Sometimes it is fun to try on other people’s view of you, to try and see what they see, and it can be really empowering and uplifting… other times it just makes you feel totally mis-understood, and like you have failed at building your own brand (or at least failed at communicating it…) but a lot of that depends on how well people know you, and the context of relationships. I know that I am an introvert, and at times I can be quiet and reserved… but I also know that my inner dialog is pretty quick witted, very sarcastic, and sometimes snarky… Therefore, I perceive myself as vibrant, confident, and secure person… but I’m pretty sure a lot of people view me as this quiet, demure, ball of awkwardness…. In reality, I’m probably somewhere in-between. (and I’m pretty ok with that.)
As I began to make a short list of words I wanted to focus on this year, I started to think a little bit about my own personal brand. What are some key words that I want people to use to describe me?
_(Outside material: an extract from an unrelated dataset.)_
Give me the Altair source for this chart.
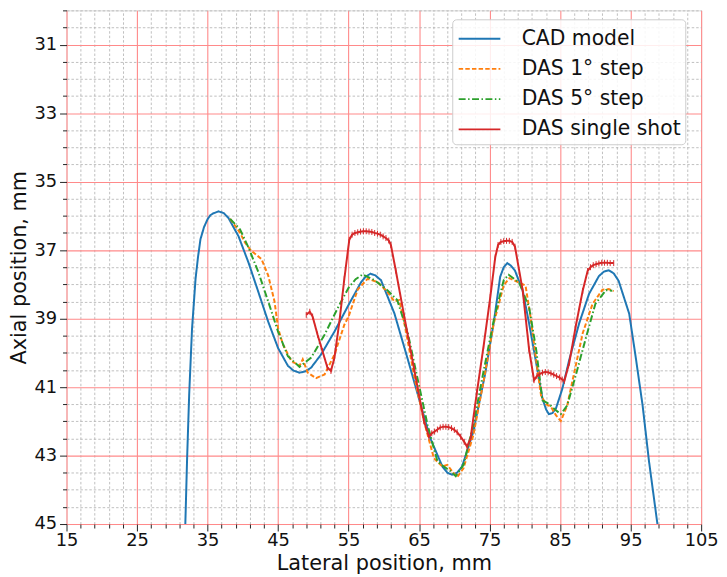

What are some of my assets that go un-noticed? How can I adjust my focus this year to help myself stand out for the right reasons? How can I start to “re-brand “myself so that what I see, and what other people see are the same thing? I’m not trying to be self-involved here… I’m a little nervous is it going to come off that way… I’m 100% confident with who I am, and I am not the type of person who goes around fretting about what other people think of me… truly. This is not me saying that I’m trying to change for other people, or that I want to change who I am… more so just that I’m figuring out some characteristics that I already have that I’m ready to take off the back burner. I think a little energy, and a little intention can go a long way, and when you are taking the time and investing in yourself, its only a matter of time before other people notice that shift in energy. I like to call it the “je ne sais quoi” factor… and I’m excited to head into the next 11 months with an open mind and a whole lot of intention.